October 2022: To Name a Grandmother

 

To my utter delight, I recently learned that I’m headed into a new phase of life – as a grandparent! I couldn’t be more excited. This has been a long time coming. 

            I graduated high school with people who are great-grandparents. In fact, some of their great-grandchildren are old enough to nearly make them great-great-grandparents, an unfathomable thought. I’ve always been late to bloom, and this stage of life is no different. For many years, I was diplomatic about it and figured if any of my children ever came to the stage in their lives to start of family, it’d be okay, but if they never did, that would be okay too. However, when the announcement came that the new year would also bring a new family member, I quickly recalibrated my thinking.

  For years, I’ve watched my friends’ grandchildren grow, and I’ve listened to them proclaim there’s nothing in the world like it. I won’t know fully what they mean until I’m deep in the trenches, but bring it on.

            While preparing for a recent rummage sale, I pulled many boxes from the attic and in rifling through them, I discovered favorite old storybooks, games from the old days and even an entire collection of Tonka toys that we could put to work on my acre. I saved things from my children’s childhood, but I have saved things from my own as well. I know my grandbaby won’t just appear, ready for a game of Connect Four, but it’ll be there when he or she is ready.

            The big thing my grandmotherly thoughts keep circling back to is my name. How does a grandmother find her name? Does she tell her grandchild what she wants to be called? I suppose some do. Is it a collaborative effort with the parents? There are so many options! Granny, Grandma, Memaw, Mimi, Nana. One friend who never had children said if she ever had grandchildren, she’d demand they call her Queenie. This brings images of a Disney villainess to my mind.  But what if I’m missing some possibilities? I had let myself get caught up in this thought process, and then I remembered how it was when my son’s arrival created a new grandmother.

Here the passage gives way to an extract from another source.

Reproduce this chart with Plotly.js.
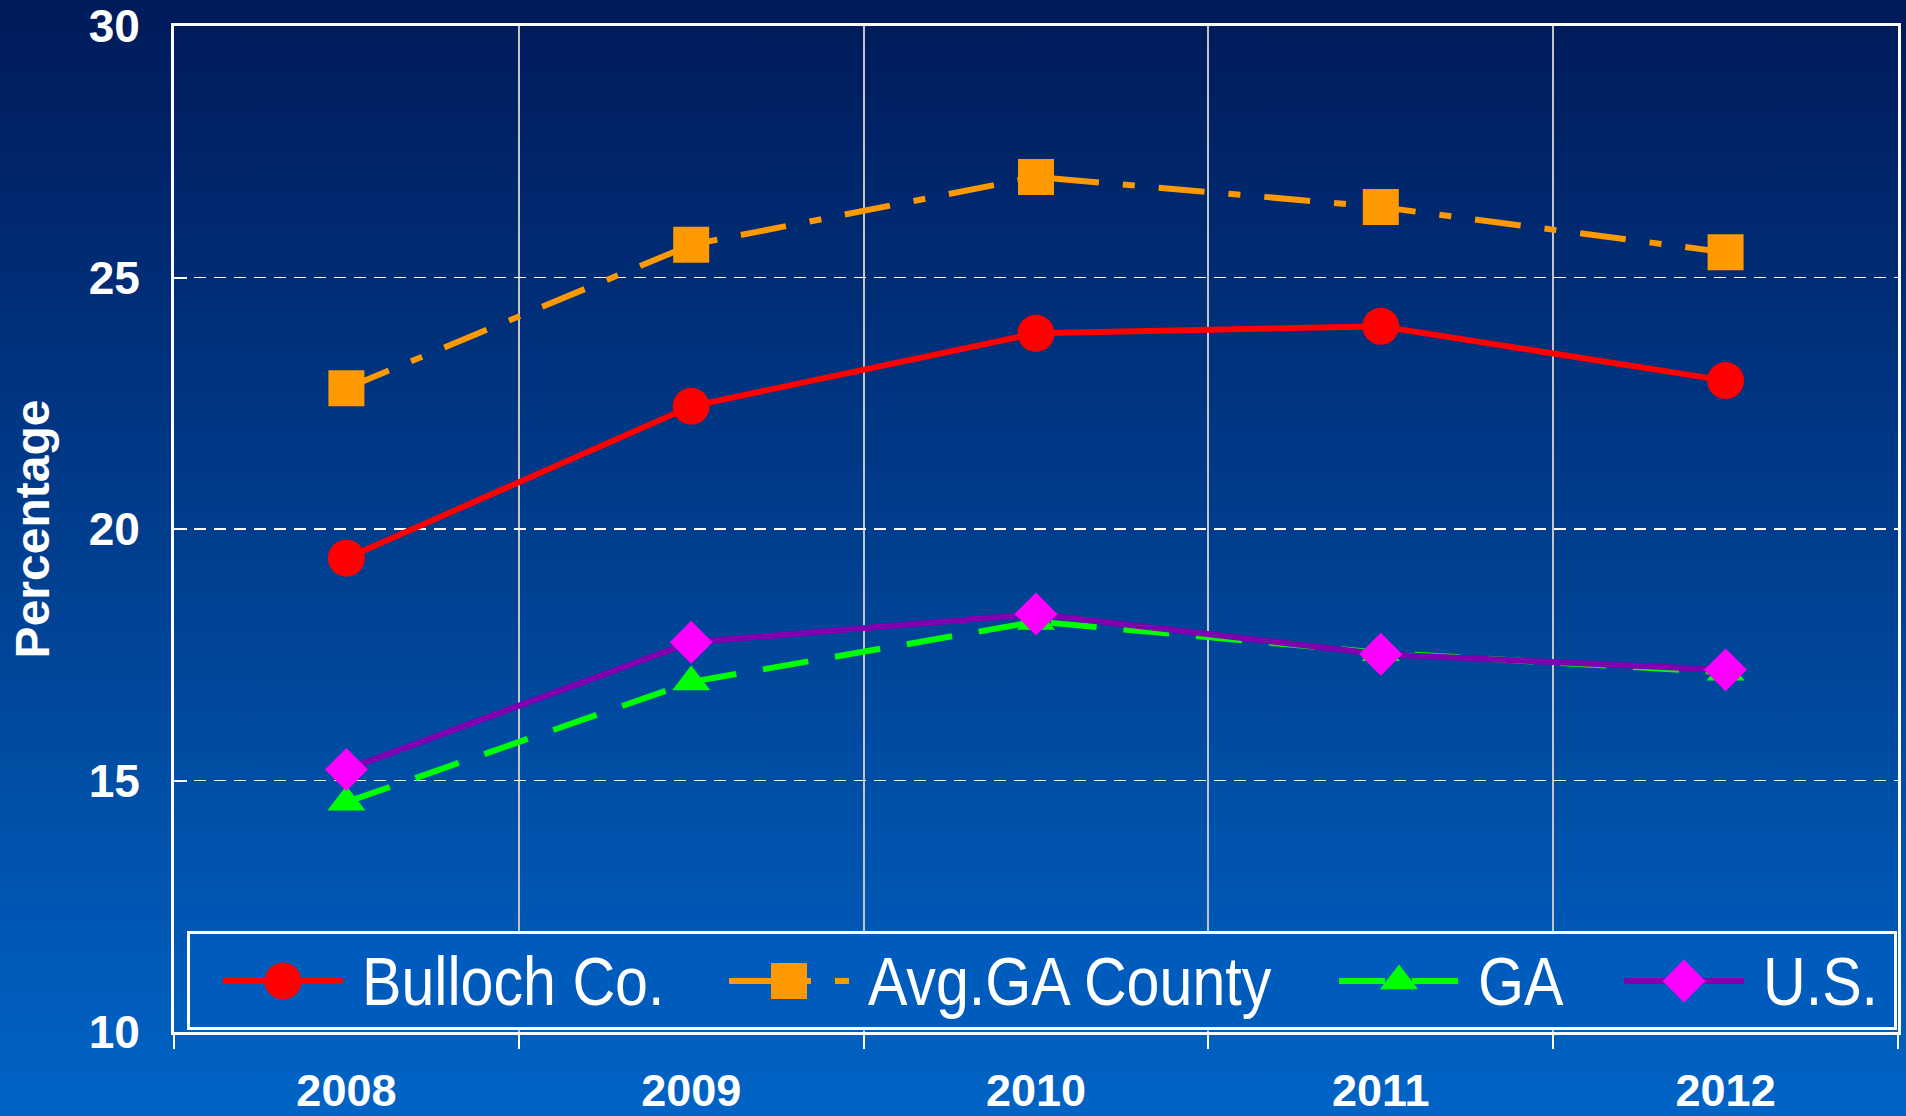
<!DOCTYPE html>
<html>
<head>
<meta charset="utf-8">
<script src="https://cdn.plot.ly/plotly-3.0.1.min.js"></script>
<style>
  html, body { margin: 0; padding: 0; width: 1906px; height: 1116px; overflow: hidden;
    background: linear-gradient(to bottom, #001a5a 0%, #0064c6 100%); }
  #chart { width: 1906px; height: 1116px; }
</style>
</head>
<body>
<div id="chart"></div>
<script>
const years = ['2008', '2009', '2010', '2011', '2012'];
const bulloch = [19.42, 22.44, 23.89, 24.03, 22.95];
const avgGaCounty = [22.8, 25.65, 27.0, 26.4, 25.5];
const ga = [14.57, 16.96, 18.16, 17.54, 17.15];
const us = [15.22, 17.75, 18.31, 17.51, 17.2];
const seriesNames = ['Bulloch Co.', 'Avg.GA County', 'GA', 'U.S.'];
const yTicks = [10, 15, 20, 25, 30];

const traces = [
  { x: years, y: bulloch, name: seriesNames[0], type: 'scatter', mode: 'lines+markers',
    line: { color: '#ff0000', width: 6 },
    marker: { symbol: 'circle', size: 37, color: '#ff0000' } },
  { x: years, y: avgGaCounty, name: seriesNames[1], type: 'scatter', mode: 'lines+markers',
    line: { color: '#ff9900', width: 6, dash: '46px,24px,12px,24px' },
    marker: { symbol: 'square', size: 36, color: '#ff9900' } },
  { x: years, y: ga, name: seriesNames[2], type: 'scatter', mode: 'lines+markers',
    line: { color: '#00ff00', width: 6, dash: '46px,27px' },
    marker: { symbol: 'triangle-up', size: 33, color: '#00ff00' } },
  { x: years, y: us, name: seriesNames[3], type: 'scatter', mode: 'lines+markers',
    line: { color: '#8000b0', width: 6 },
    marker: { symbol: 'diamond', size: 33, color: '#ff00ff' } }
];

const layout = {
  width: 1906, height: 1116,
  paper_bgcolor: 'rgba(0,0,0,0)', plot_bgcolor: 'rgba(0,0,0,0)',
  margin: { l: 174, r: 8, t: 26, b: 84, pad: 0 },
  font: { family: 'Liberation Sans, Arial, sans-serif', color: '#ffffff' },
  showlegend: true,
  legend: {
    orientation: 'h', x: 0.0075, y: 0.003, xanchor: 'left', yanchor: 'bottom',
    bgcolor: 'rgb(0,92,188)', bordercolor: '#ffffff', borderwidth: 3,
    font: { family: 'Liberation Sans, Arial, sans-serif', size: 68, color: '#ffffff' },
    itemwidth: 120
  },
  xaxis: {
    type: 'category', range: [-0.5, 4.5], tickson: 'boundaries',
    showline: true, linecolor: '#ffffff', linewidth: 3, mirror: true,
    showgrid: true, gridcolor: '#c4c4c4', gridwidth: 2,
    ticks: 'outside', ticklen: 14, tickwidth: 2, tickcolor: '#ffffff',
    ticklabelstandoff: 17,
    tickfont: { family: 'Liberation Sans, Arial, sans-serif', size: 45, color: '#ffffff', weight: 'bold' },
    zeroline: false
  },
  yaxis: {
    range: [10, 30], tickvals: yTicks, ticktext: yTicks.map(String),
    showline: true, linecolor: '#ffffff', linewidth: 3, mirror: true,
    showgrid: true, gridcolor: '#ffffff', gridwidth: 1.5, griddash: '12px,8px',
    ticks: 'inside', ticklen: 13, tickwidth: 2, tickcolor: '#ffffff',
    ticklabelstandoff: 22,
    tickfont: { family: 'Liberation Sans, Arial, sans-serif', size: 46, color: '#ffffff', weight: 'bold' },
    zeroline: false,
    title: { text: 'Percentage', font: { family: 'Liberation Sans, Arial, sans-serif', size: 48, color: '#ffffff', weight: 'bold' }, standoff: 24 }
  }
};

// legend styling to match the original (narrow text, large symbols, wide box)
const legendLineStarts = [223, 729, 1339, 1624];
const legendTextOffset = 139;
const legendSymbolY = 981;
const legendBaselineY = 1005;
const legendBox = { left: 188, right: 1895.5, top: 932.5, bottom: 1028.5 };
const narrowScale = 0.87;

Plotly.newPlot('chart', traces, layout, { displayModeBar: false, staticPlot: true }).then(gd => {
  const legendG = gd.querySelector('g.legend');
  if (!legendG) return;
  legendG.querySelectorAll('[clip-path]').forEach(e => e.removeAttribute('clip-path'));
  const items = legendG.querySelectorAll('g.traces');
  const plotTraces = gd.querySelectorAll('.scatterlayer g.trace');
  items.forEach((item, i) => {
    const line = item.querySelector('.legendlines path');
    const m = /translate\(\s*([-\d.e]+)[ ,]+([-\d.e]+)\s*\)/.exec(item.getAttribute('transform') || 'translate(0,0)');
    let tx = m ? +m[1] : 0, ty = m ? +m[2] : 0;
    if (line) {
      const r = line.getBoundingClientRect();
      tx += legendLineStarts[i] - r.left;
      ty += legendSymbolY - (r.top + r.height / 2);
      item.setAttribute('transform', 'translate(' + tx + ',' + ty + ')');
    }
    const pt = item.querySelector('.legendpoints path');
    const plotPt = plotTraces[i] ? plotTraces[i].querySelector('.points path') : null;
    if (pt && plotPt) {
      const k = plotPt.getBBox().width / pt.getBBox().width;
      pt.setAttribute('transform', (pt.getAttribute('transform') || '') + ' scale(' + k + ')');
    }
    const text = item.querySelector('text.legendtext');
    if (text) {
      const xAttr = +(text.getAttribute('x') || 0);
      const pm = text.parentNode.getScreenCTM();
      const desired = legendLineStarts[i] + legendTextOffset - pm.e;
      const dx = desired - narrowScale * xAttr;
      text.setAttribute('y', legendBaselineY - pm.f);
      text.setAttribute('transform', 'translate(' + dx + ',0) scale(' + narrowScale + ',1)');
    }
  });
  const bg = legendG.querySelector('rect.bg');
  if (bg) {
    const pm = bg.parentNode.getScreenCTM();
    bg.setAttribute('x', legendBox.left - pm.e);
    bg.setAttribute('y', legendBox.top - pm.f);
    bg.setAttribute('width', legendBox.right - legendBox.left);
    bg.setAttribute('height', legendBox.bottom - legendBox.top);
  }
});
</script>
</body>
</html>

            I was never the oldest grandchild, so my grandparents were already named by the time I came along. My grandmothers were both “Grandma” followed by their last name. This now strikes me as curious and oddly formal, but that’s how we grandkids distinguished one grandma from the next. While we were young, our last living great-grandmother, very old and shrunken, went by “Little Grandma,” for obvious reasons.  

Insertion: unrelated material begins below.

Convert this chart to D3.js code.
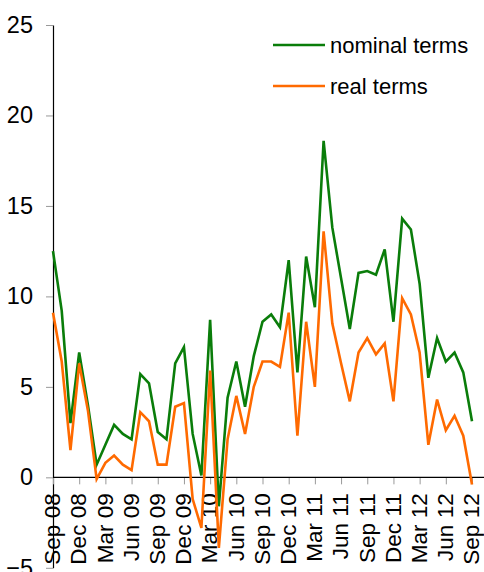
<!DOCTYPE html>
<html>
<head>
<meta charset="utf-8">
<script src="https://cdn.jsdelivr.net/npm/d3@7"></script>
<style>
  body { margin: 0; background: #fff; }
  svg { display: block; font-family: "Liberation Sans", Arial, sans-serif; }
</style>
</head>
<body>
<div id="chart"></div>
<script>
// monthly, Sep 08 .. Sep 12
var months = ["Sep 08","Oct 08","Nov 08","Dec 08","Jan 09","Feb 09","Mar 09","Apr 09","May 09","Jun 09",
  "Jul 09","Aug 09","Sep 09","Oct 09","Nov 09","Dec 09","Jan 10","Feb 10","Mar 10","Apr 10",
  "May 10","Jun 10","Jul 10","Aug 10","Sep 10","Oct 10","Nov 10","Dec 10","Jan 11","Feb 11",
  "Mar 11","Apr 11","May 11","Jun 11","Jul 11","Aug 11","Sep 11","Oct 11","Nov 11","Dec 11",
  "Jan 12","Feb 12","Mar 12","Apr 12","May 12","Jun 12","Jul 12","Aug 12","Sep 12"];

var nominal = [12.5, 9.2, 3.0, 6.9, 4.0, 0.7, 1.8, 2.9, 2.4, 2.1,
  5.7, 5.2, 2.5, 2.1, 6.3, 7.2, 2.4, 0.1, 8.7, -1.6,
  4.4, 6.4, 3.9, 6.7, 8.6, 9.0, 8.3, 12.0, 5.8, 12.2,
  9.4, 18.6, 13.8, 11.0, 8.2, 11.3, 11.4, 11.2, 12.6, 8.6,
  14.3, 13.7, 10.7, 5.5, 7.7, 6.4, 6.9, 5.8, 3.1];

var real = [9.1, 6.4, 1.5, 6.3, 3.7, -0.1, 0.8, 1.2, 0.7, 0.4,
  3.6, 3.1, 0.7, 0.7, 3.9, 4.1, -1.2, -2.8, 5.9, -3.9,
  2.1, 4.5, 2.4, 5.0, 6.4, 6.4, 6.1, 9.1, 2.3, 8.6,
  5.0, 13.6, 8.5, 6.3, 4.2, 6.9, 7.7, 6.8, 7.4, 4.2,
  9.9, 9.0, 6.9, 1.8, 4.3, 2.6, 3.4, 2.3, -0.4];

var yTicks = [-5, 0, 5, 10, 15, 20, 25];
var seriesNames = ["nominal terms", "real terms"];
var seriesColors = ["#0a7d0a", "#ff6a00"];

var width = 484, height = 572;

var svg = d3.select("#chart").append("svg")
    .attr("width", width)
    .attr("height", height);

var x = d3.scalePoint()
    .domain(months)
    .range([53, 472]);

var y = d3.scaleLinear()
    .domain([-5, 25])
    .range([567.8, 25]);

// y axis
var yAxis = svg.append("g")
    .attr("transform", "translate(53,0)")
    .call(d3.axisLeft(y).tickValues(yTicks).tickSize(7).tickSizeOuter(0).tickPadding(13));
yAxis.select(".domain").attr("stroke", "#000").attr("stroke-width", 1.2);
yAxis.selectAll(".tick line").attr("stroke", "#999");
yAxis.selectAll(".tick text")
    .attr("font-size", 23.5)
    .attr("fill", "#000")
    .attr("font-family", "Liberation Sans, Arial, sans-serif");

// x axis at zero
var xAxis = svg.append("g")
    .attr("transform", "translate(0," + y(0) + ")")
    .call(d3.axisBottom(x)
      .tickValues(months.filter(function (d, i) { return i % 3 === 0; }))
      .tickSize(7).tickSizeOuter(0));
xAxis.select(".domain").remove();
xAxis.append("line")
    .attr("x1", 53).attr("x2", width)
    .attr("stroke", "#000").attr("stroke-width", 1.2);
xAxis.selectAll(".tick line").attr("stroke", "#999");
xAxis.selectAll(".tick text")
    .attr("font-size", 22.5)
    .attr("fill", "#000")
    .attr("font-family", "Liberation Sans, Arial, sans-serif")
    .attr("text-anchor", "end")
    .attr("transform", "rotate(-90)")
    .attr("x", -16)
    .attr("y", 0)
    .attr("dy", "0.3em");

// lines
var line = d3.line()
    .x(function (d, i) { return x(months[i]); })
    .y(function (d) { return y(d); });

[nominal, real].forEach(function (s, k) {
  svg.append("path")
      .datum(s)
      .attr("fill", "none")
      .attr("stroke", seriesColors[k])
      .attr("stroke-width", 2.6)
      .attr("stroke-linejoin", "miter")
      .attr("d", line);
});

// legend
var legend = svg.append("g").attr("transform", "translate(273,45)");
seriesNames.forEach(function (name, k) {
  var g = legend.append("g").attr("transform", "translate(0," + (k * 41) + ")");
  g.append("line")
      .attr("x1", 0).attr("x2", 52)
      .attr("stroke", seriesColors[k])
      .attr("stroke-width", 2.6);
  g.append("text")
      .attr("x", 57)
      .attr("dy", "0.35em")
      .attr("font-size", 22)
      .attr("fill", "#000")
      .text(name);
});
</script>
</body>
</html>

            My grandmothers never seemed to mind what we called them, and I never questioned it. But when my first child came along and made my in-laws grandparents, a curious thing happened. That grandma did what I’m doing and obsessed a bit before the baby was born about what she wanted to be called. She proposed different grandmotherly titles to the rest of us, as if to test them out and get a sense for how they sounded. We either voted her down or placated her with, “We’ll have to wait and see.” Then my son was born and something remarkable happened.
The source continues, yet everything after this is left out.